Словом, они меня страшно дразнили из-за моих чепцов. За столом Пушкин сосчитал гостей, нас было 10, и сказал:

– Не менее числа граций, не более числа муз, таков идеал обеда, а нас 10.

Я возразила:

– Что ж, вы будете Аполлоном, что и составит 10, без Аполлона нет Олимпа.

Мне наговорили комплиментов за мою находчивость. Виельгорский, который очень-таки любит поесть, наговорил комплиментов Николаю насчет его Карема[282]. Руссле[283] превзошел самого себя для Виельгорского, так как Гиббон[284] сказал ему, что граф Михаил умеет оценить обед, тогда как Государь совсем в этом толку не знает, что очень огорчает Гиббона. Я отлично помню, как бедный Станислав Потоцкий объяснял Его Величеству разницу между тонким и хорошим обедом и Государь наконец спросил: «Мой обед хороший или тонкий?» Потоцкий отвечал: «Всегда хороший, Государь, но не всегда тонкий». Государь объявил: «Я совсем не понимаю этих оттенков между хорошим и тонким». Тогда Потоцкий объяснил: «Пожарские котлеты блюдо хорошее, котлеты à l’aurore блюдо тонкое». Государь засмеялся и ответил: «Как бы то ни было, все те же крылышки цыпленка. Я отказываюсь это постигнуть». За Потоцким все же осталось последнее слово, так как он заметил: «Люди едят или обедают, хороший обед съедают, тонкий обед смакуют, Государь!»

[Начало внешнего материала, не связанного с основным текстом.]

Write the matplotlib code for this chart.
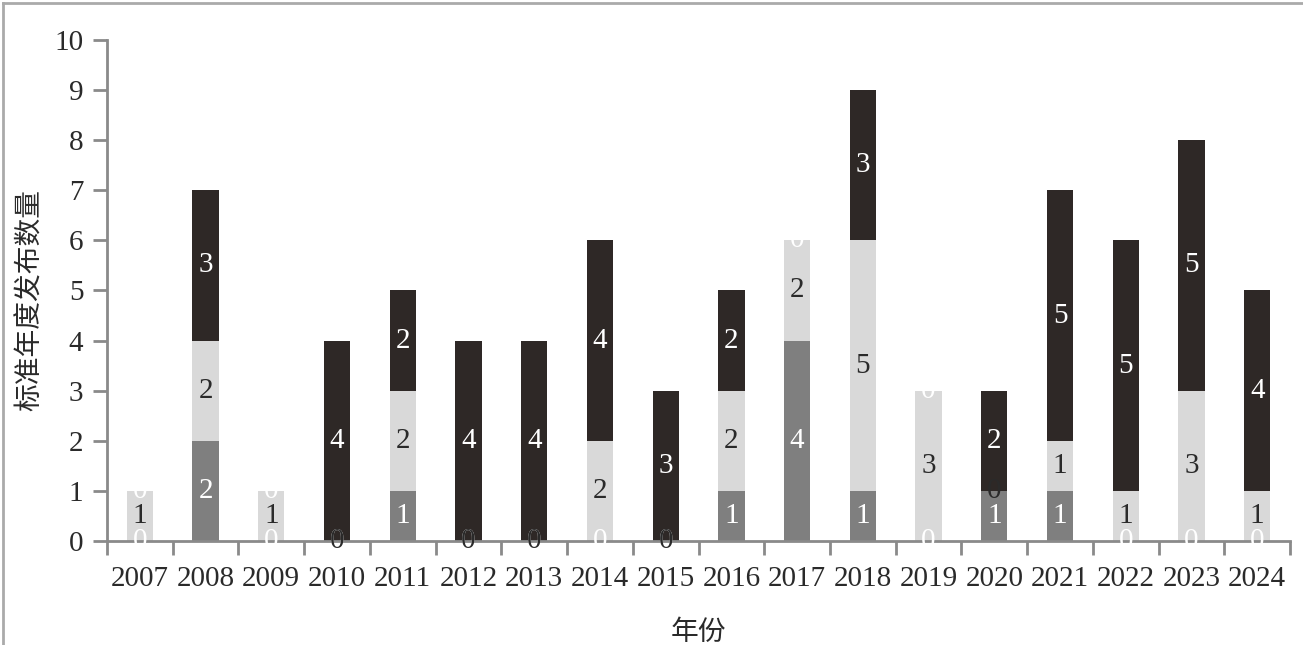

Итак, Виельгорский смаковал наш первый обед. Жуковский также любит хороший обед, но в особенности обед русский, остальные относятся к этому так же равнодушно, как мой муж; что до меня, я ем хорошо, так как не живу воздухом, не изображаю из себя героиню романа, я уважаю галушки и кулебяку, что приводит в восторг Гоголя и Жуковского. Мы просмеялись и проболтали весь вечер, мне было так весело давать обед друзьям. Гоголь не мог приехать, он заболел. Следующий обед наш будет для Крылова и Жуковского. Гоголь будет приглашен, у нас будут только русские и малороссийские блюда, так как у моего мужа есть и русский повар, очень хороший; Вяземский и Виельгорский сами назвались. Асмодей сказал мне: «Для этого обеда придется надеть кокошник, так как он будет русский».